Papa Francesco, uomo contemplativo: il silenzio che ascolta Dio

Una riflessione sul pontificato di Bergoglio

Nel cuore della modernità frammentata e rumorosa, Dio ci ha donato un pastore silenzioso. Non un Papa spettacolare, non un comunicatore di professione, ma un uomo che ha ascoltato a lungo prima di parlare, che ha scelto la via del cuore prima di quella della scena.

Papa Francesco è stato, prima di tutto, un contemplativo.
Molti lo ricordano per i suoi gesti coraggiosi, per le sue parole dirette, per la sua opzione preferenziale per i poveri e gli scartati. Ma accanto al Papa del popolo, c’è sempre stato l’uomo del silenzio, colui che si inginocchiava davanti al tabernacolo senza dire nulla, colui che ha riportato l’adorazione e la preghiera davanti all’Eucaristia al centro della vita ecclesiale.

Il Papa che adorava in silenzio

Più volte, nei suoi discorsi e nelle sue omelie, Papa Francesco ha invitato i fedeli a riscoprire la preghiera silenziosa, l’adorazione, la contemplazione: “Abbiamo perso il senso dell’adorare. Dobbiamo riprenderlo in mano, in ginocchio davanti al tabernacolo.” (Omelia a Santa Marta, 24 novembre 2016)

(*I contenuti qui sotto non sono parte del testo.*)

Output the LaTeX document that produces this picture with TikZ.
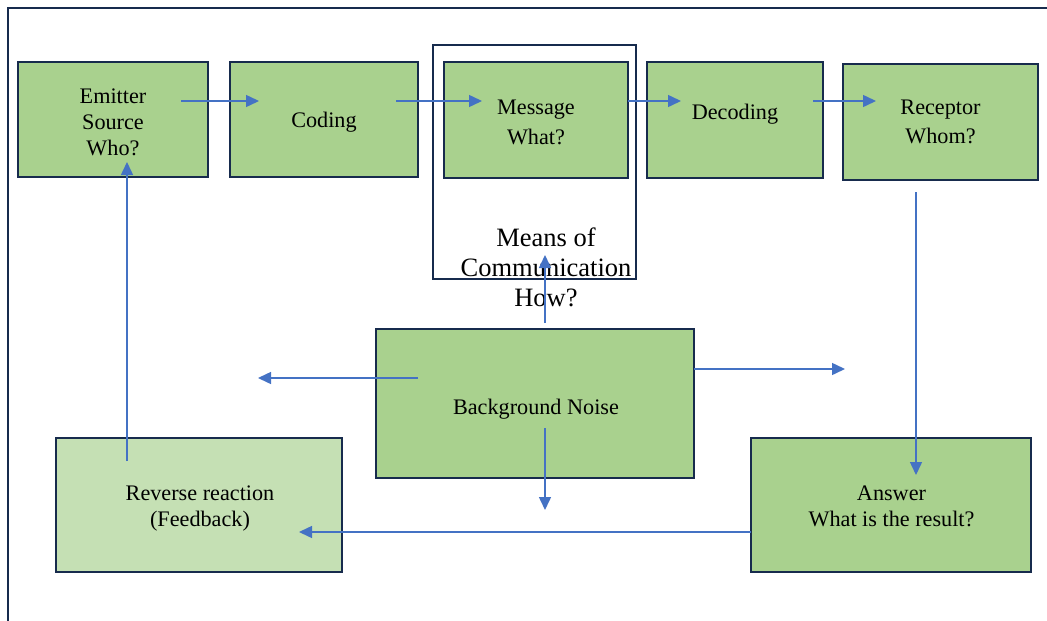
\documentclass[tikz,border=0pt]{standalone}
\usepackage{fontspec}
\setmainfont{Liberation Serif}
\usetikzlibrary{arrows.meta}
\definecolor{boxgreen}{HTML}{A9D18E}
\definecolor{palegreen}{HTML}{C5E0B4}
\definecolor{navy}{HTML}{172B4D}
\definecolor{flow}{HTML}{4472C4}
\tikzset{
  stage/.style={draw=navy, line width=2.4pt, fill=boxgreen, inner sep=0pt},
  label/.style={align=center, font=\fontsize{22.2}{26}\selectfont, text=black},
  frame/.style={draw=navy, line width=2pt},
  flowline/.style={draw=flow, line width=1.5pt, -{Triangle[length=13pt,width=12pt]}},
}
\begin{document}
\begin{tikzpicture}[x=1pt,y=-1pt]
\useasboundingbox (0,0) rectangle (1047,621);
% outer frame (top and left edges)
\draw[frame] (1047,7.5) -- (7.5,7.5) -- (7.5,621);
% top row of stages
\node[stage, minimum width=190pt, minimum height=115pt] (emitter) at (113,119.5) {};
\node[label] (emittertext) at (113,122) {Emitter\\Source\\Who?};
\node[stage, minimum width=188pt, minimum height=115pt] (coding) at (324,119.5) {};
\node[label] (codingtext) at (324,122) {Coding};
\node[frame, minimum width=203pt, minimum height=234pt, inner sep=0pt] (means) at (534.5,162) {};
\node[stage, minimum width=184pt, minimum height=116pt] (message) at (536,120) {};
\node[label, font=\fontsize{22.2}{30}\selectfont] (messagetext) at (536,122) {Message\\What?};
\node[stage, minimum width=176pt, minimum height=116pt] (decoding) at (735,120) {};
\node[label] (decodingtext) at (735,114) {Decoding};
\node[stage, minimum width=195pt, minimum height=116pt] (receptor) at (940.5,122) {};
\node[label, font=\fontsize{22.2}{29}\selectfont] (receptortext) at (940.5,121.5) {Receptor\\Whom?};
\node[label, font=\fontsize{26.5}{30}\selectfont] (meanstext) at (546,267) {Means of\\Communication\\How?};
% middle and bottom stages
\node[stage, minimum width=318pt, minimum height=149pt] (noise) at (535,403.5) {};
\node[label] (noisetext) at (536,409) {Background Noise};
\node[stage, fill=palegreen, minimum width=286pt, minimum height=134pt] (reverse) at (199,505) {};
\node[label] (reversetext) at (200,509) {Reverse reaction\\(Feedback)};
\node[stage, minimum width=280pt, minimum height=134pt] (answer) at (891,505) {};
\node[label] (answertext) at (891.5,506) {Answer\\What is the result?};
% connector end points
\coordinate (e1) at (181,101);   \coordinate (c0) at (259,101);
\coordinate (c1) at (396,101);   \coordinate (m0) at (482,101);
\coordinate (m1) at (628,101);   \coordinate (d0) at (681,101);
\coordinate (d1) at (813,101);   \coordinate (r0) at (876,101);
\coordinate (r1) at (916,192);   \coordinate (a0) at (916,475);
\coordinate (a1) at (751,532);   \coordinate (f0) at (299,532);
\coordinate (f1) at (127,461);   \coordinate (e0) at (127,162);
\coordinate (nu1) at (545,323);  \coordinate (nu0) at (545,255);
\coordinate (nl1) at (418,378);  \coordinate (nl0) at (258,378);
\coordinate (nr1) at (694,369);  \coordinate (nr0) at (845,369);
\coordinate (nd1) at (545,428);  \coordinate (nd0) at (545,510);
% flows
\draw[flowline] (e1) -- (c0);
\draw[flowline] (c1) -- (m0);
\draw[flowline] (m1) -- (d0);
\draw[flowline] (d1) -- (r0);
\draw[flowline] (r1) -- (a0);
\draw[flowline] (a1) -- (f0);
\draw[flowline] (f1) -- (e0);
\draw[flowline] (nu1) -- (nu0);
\draw[flowline] (nl1) -- (nl0);
\draw[flowline] (nr1) -- (nr0);
\draw[flowline] (nd1) -- (nd0);
\end{tikzpicture}
\end{document}
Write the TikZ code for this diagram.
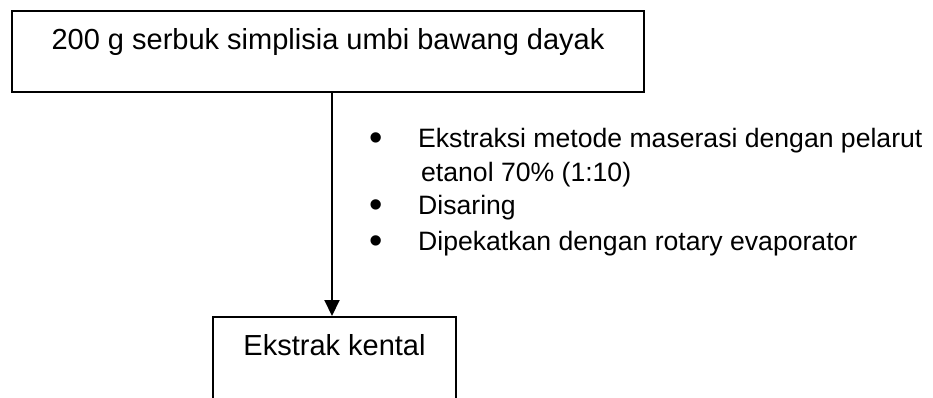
\documentclass[tikz,border=0pt]{standalone}
\usepackage{fontspec}
\setmainfont{Liberation Sans}
\usetikzlibrary{arrows.meta}
\begin{document}
\begin{tikzpicture}[x=1pt,y=-1pt,
  boxtxt/.style={draw=black, line width=2pt, font=\fontsize{29}{34}\selectfont,
    inner xsep=0pt, inner ysep=0pt, align=center},
  bulletmark/.style={anchor=center, inner sep=0pt, font=\fontsize{38}{40}\selectfont},
  bullettxt/.style={anchor=base west, inner sep=0pt, font=\fontsize{26.6}{32}\selectfont},
  conn/.style={line width=2pt, -{Triangle[width=15pt,length=16pt]}}]
\useasboundingbox (0,0) rectangle (933,397);
\node[boxtxt, minimum width=632pt, text height=38pt, text depth=43pt, anchor=north]
  (top) at (328,10) {200 g serbuk simplisia umbi bawang dayak};
\node[boxtxt, minimum width=243pt, text height=38pt, text depth=50pt, anchor=north]
  (bot) at (334.5,316) {Ekstrak kental};
\coordinate (ax) at (332,200);
\draw[conn] (top.south -| ax) -- (bot.north -| ax);
\node[bulletmark] (m1) at (376,142) {•};
\node[bulletmark] (m2) at (376,209) {•};
\node[bulletmark] (m3) at (376,245) {•};
\node[bullettxt] (t1) at (418,147) {Ekstraksi metode maserasi dengan pelarut};
\node[bullettxt] (t2) at (421,181) {etanol 70\% (1:10)};
\node[bullettxt] (t3) at (418,214) {Disaring};
\node[bullettxt] (t4) at (418,250) {Dipekatkan dengan rotary evaporator};
\end{tikzpicture}
\end{document}
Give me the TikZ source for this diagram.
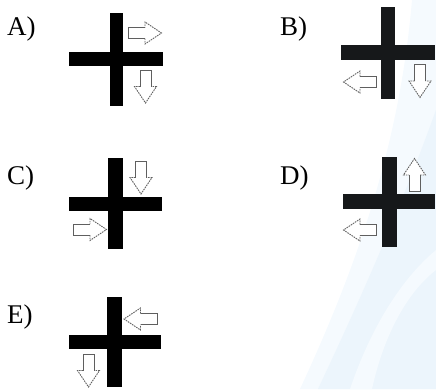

Non era un richiamo liturgico, era una conversione ecclesiale. Francesco voleva una Chiesa meno occupata e più abitata. Meno sovraccarica di strutture, e più radicata nel cuore della preghiera. Una Chiesa essenziale, come il silenzio che parla più di mille parole.

Ha voluto che il Sinodo fosse un’esperienza di ascolto. Ha voluto che ogni riforma partisse non da strategie, ma dal discernimento. Tutto questo nasce da una radice profonda: la sua spiritualità ignaziana.

Il Papa che discerneva

Figlio spirituale di Sant’Ignazio, Francesco ha sempre portato con sé la sapienza del discernimento:
ascoltare, custodire, separare, scegliere. La sua era una guida che non imponeva, ma orientava. Una voce che non urlava, ma illuminava. “Il discernimento è il carisma del Papa. È ciò che chiedo più spesso allo Spirito Santo: luce per discernere.” (Intervista al gesuita Spadaro, 2013)

Nella sua predicazione, la preghiera non è mai stata evasione dal reale, ma luogo di lotta e di fiducia.
Ha invitato sacerdoti, religiosi e laici a fare esercizi spirituali veri, a “spogliarsi dell’ego per rivestirsi di Cristo”. Nel suo pontificato, ha riportato al centro il primato della vita interiore, contro ogni attivismo ecclesiale.

Il Papa che taceva per amore

Quando tutto il mondo parlava, giudicava, chiedeva parole… lui spesso taceva.
Il suo silenzio non era vuoto: era preghiera in atto.
Era il silenzio dell’uomo che sa che Dio opera anche quando noi non capiamo.
Era il silenzio di chi sa che la Chiesa non è un’azienda, ma una madre, e che ogni madre sa quando tacere fa più bene che parlare.

Ha scelto di abitare la sofferenza del mondo con discrezione, senza spettacolo. Ha parlato con gesti, come quel 27 marzo 2020, in una piazza San Pietro deserta e carica di pioggia e di grazia.
Quella sera non fu solo un evento: fu un’adorazione pubblica della speranza.

Una Chiesa essenziale, come lui

Papa Francesco ci ha lasciato una traccia di essenzialità.
Non cercava l’applauso, cercava l’anima.
Non voleva una Chiesa potente, ma una Chiesa credibile, santa, ferita e amante.
Non ci ha chiesto di fare di più, ma di essere di più.

Ora che il suo tempo terreno è compiuto, rimane la sua eredità spirituale:
una Chiesa in ascolto, in discernimento, in adorazione.
Una Chiesa che vive il Vangelo più con i piedi scalzi che con le mani alzate.

“Il silenzio di Papa Francesco è stato la sua forma più alta di eloquenza.”

E forse, come Mosè, ha visto la Terra promessa.
Non da protagonista.
Ma da servo umile che ha preparato il cammino per chi verrà.